There's a small park near where I live that was, until recently, called Numbnutz Park, named after the great [citation needed] community leader and semi-professional phrenologist Horatio Numbnutz 1. A few years ago, coinciding with a major overhaul of its physical layout by the city, it was renamed to dxʷbaʔwiɬ, which is the name used by the indigenous Lushootseed-speaking peoples of the region to refer to that area. Yes, the name is officially spelled that way.

This seems very silly to me, and since my degree in linguistics doesn't come up too often I'm going to use it as license for a small rant on this recent assumption that anglicization of non-English words is reactionary or culturally insensitive.

First, a clarification on what I'm not saying. I'm not against renaming geographic features to align with indigenous vocabulary. In fact, I love it when that happens! When I see something like "Mount McKinley", there's no story there. There was an important guy who was the first European to see it, or else the first European to see it named it after another important guy. It's etymological noise. Denali, though? Could be anything! 2 It's like the universe is recommending a Wikipedia deep dive directly. Probably more importantly, I think it's good to have reminders that we (non-native people) were not the first ones to live here. It keeps things in perspective.

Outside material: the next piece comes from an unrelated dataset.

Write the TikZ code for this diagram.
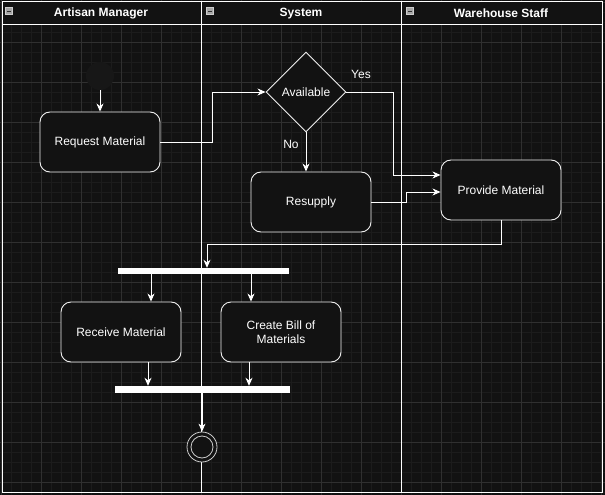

The specific trend I want to name and shame is a way of borrowing into English that looks progressive, but just makes life harder for everyone: refuse to make any accommodations for English phonology or orthography whatsoever. If Denali is better than Mount McKinley, surely təˈŋaðə is even better, right?

Thus, we get dxʷbaʔwi. Scattered through the park, along with plaques on the ecology and pre-European history of the location, there are signs with QR codes you can scan to hear the pronunciation. As a piece of interactive anthropology it's really cool; as the name of a place that's heavily used by the community, it's an abject failure. For months afterward people were referring to it as "The park that used to be Numbnutz Park" or "Duz...uze...(mumble)" In print media the pronunciation is always given parenthetically: "The paddleboarding club meets Sundays at dxʷbaʔwiɬ (dhwuh-BAH-tl)". If you need to provide a parenthetical phonetic pronunciation alongside every written usage of a place name, it is not a good name.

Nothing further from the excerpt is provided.